The moral of the story?
« on: September 16, 2018, 01:26:35 PM »
Most fairy-tales have a moral of a story. But there is one I can't wrap my head around.

Jack and the beanstalk.

The hero is an idiot, who thinks a cow is worth 5 beans. He lives at home with his mother and its actually her cow. Not only is Jack an imbecile, but he's also a thief. His neighbour is a giant who happens to live in a castle on a cloud. Jack begins by trespassing and then breaks into the giant's home, stealing a bag of gold coins. This isn't enough for Jack. He goes back and the second time, he steals a goose that lays golden eggs. Still not done, Jack goes and breaks in a third time and steals a magic harp that plays by itself.

This harp then goes off like a burglar alarm, and wakes the giant, who understandably chases the thief to get his stuff back. Jack rushes back down his beanstalk and then chops it down whilst the giant is still climbing down it. This murderous acts sees the giant fall and split his head open and die as he hits the ground, leaving the giant's wife a widow with no money, because Jack took it all.

Jack and his mother then live happily ever after.

So questions ...
Why is an idiot murdering thief the hero?
What does the giant do to be the villain and deserve having his stuff nicked, be murdered and leave his wife a poor widow?
Why is Jack not in court, with the giants wife suing for damages? This is clearly a matter for the British courts and British law does not allow such acts to go unpunished.
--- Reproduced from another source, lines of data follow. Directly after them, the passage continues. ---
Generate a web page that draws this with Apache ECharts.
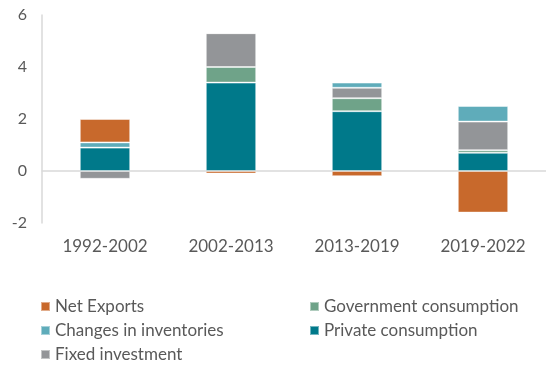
<!DOCTYPE html>
<html>
<head>
<meta charset="utf-8">
<script src="https://cdn.jsdelivr.net/npm/echarts@6/dist/echarts.min.js"></script>
<style>
  html, body { margin: 0; padding: 0; background: #fff; }
  #chart { width: 546px; height: 366px; }
</style>
</head>
<body>
<div id="chart"></div>
<script>
// Periods on the category axis
const periods = ['1992-2002', '2002-2013', '2013-2019', '2019-2022'];

// Contributions to growth, percentage points
const privateConsumption = [0.9, 3.4, 2.3, 0.7];
const governmentConsumption = [0.0, 0.6, 0.5, 0.1];
const fixedInvestment = [-0.3, 1.3, 0.4, 1.1];
const inventories = [0.2, 0.0, 0.2, 0.6];
const netExports = [0.9, -0.1, -0.2, -1.6];

const yTicks = { min: -2, max: 6, interval: 2 };

const colors = {
  netExports: '#C8692C',
  government: '#6FA389',
  inventories: '#5FACBA',
  privateCons: '#00798A',
  fixed: '#939598'
};

const FONT = 'Lato, Roboto, sans-serif';
const TEXT = '#595959';

function barSeries(name, data, color) {
  return {
    name: name,
    type: 'bar',
    stack: 'total',
    data: data,
    barWidth: '40%',
    itemStyle: { color: color, borderColor: 'rgba(255,255,255,0.45)', borderWidth: 1 }
  };
}

const chart = echarts.init(document.getElementById('chart'), null, { renderer: 'canvas' });

const legendCommon = {
  orient: 'vertical',
  itemWidth: 9,
  itemHeight: 9,
  itemGap: 7,
  icon: 'rect',
  textStyle: { color: TEXT, fontSize: 17, fontFamily: FONT },
  padding: 0,
  selectedMode: false
};

chart.setOption({
  animation: false,
  grid: { left: 42, right: -7, top: 15, height: 208 },
  legend: [
    Object.assign({}, legendCommon, {
      left: 40, top: 298,
      data: ['Net Exports', 'Changes in inventories', 'Fixed investment']
    }),
    Object.assign({}, legendCommon, {
      left: 309, top: 298,
      data: ['Government consumption', 'Private consumption']
    })
  ],
  xAxis: {
    type: 'category',
    data: periods,
    axisLine: { onZero: true, lineStyle: { color: '#D9D9D9', width: 1.5 } },
    axisTick: { show: false },
    axisLabel: { color: TEXT, fontSize: 17, fontFamily: FONT, margin: 15 },
    position: 'bottom'
  },
  yAxis: {
    type: 'value',
    min: yTicks.min,
    max: yTicks.max,
    interval: yTicks.interval,
    axisLine: { show: true, lineStyle: { color: '#D9D9D9', width: 1.5 } },
    axisTick: { show: false },
    splitLine: { show: false },
    axisLabel: { color: TEXT, fontSize: 16, fontFamily: FONT, margin: 15 }
  },
  series: [
    barSeries('Private consumption', privateConsumption, colors.privateCons),
    barSeries('Government consumption', governmentConsumption, colors.government),
    barSeries('Fixed investment', fixedInvestment, colors.fixed),
    barSeries('Changes in inventories', inventories, colors.inventories),
    barSeries('Net Exports', netExports, colors.netExports)
  ]
});
</script>
</body>
</html>
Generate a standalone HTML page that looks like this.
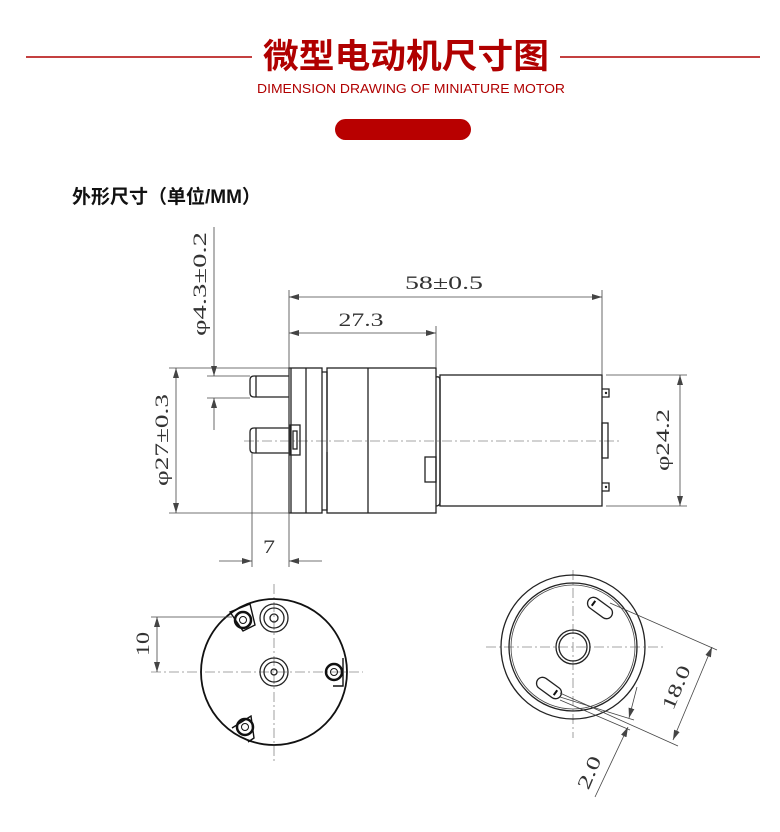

Fee Fi Fo Fum, I smell the blood of an Englishman. - Its right there. This has happened in a leafy shire like a Midsomer murder, and the local fuzz hasn't bothered its arse to find out who is terrorising the giant community. I can verify that we no longer have giants in England, so why were they not protected?

I don't see the purpose of this fairy-tale. Where is the moral of the story? Because at the moment you are telling your kids that if you miss school, burgle people's homes and kill them when confronted, you get to live happily ever after.  ???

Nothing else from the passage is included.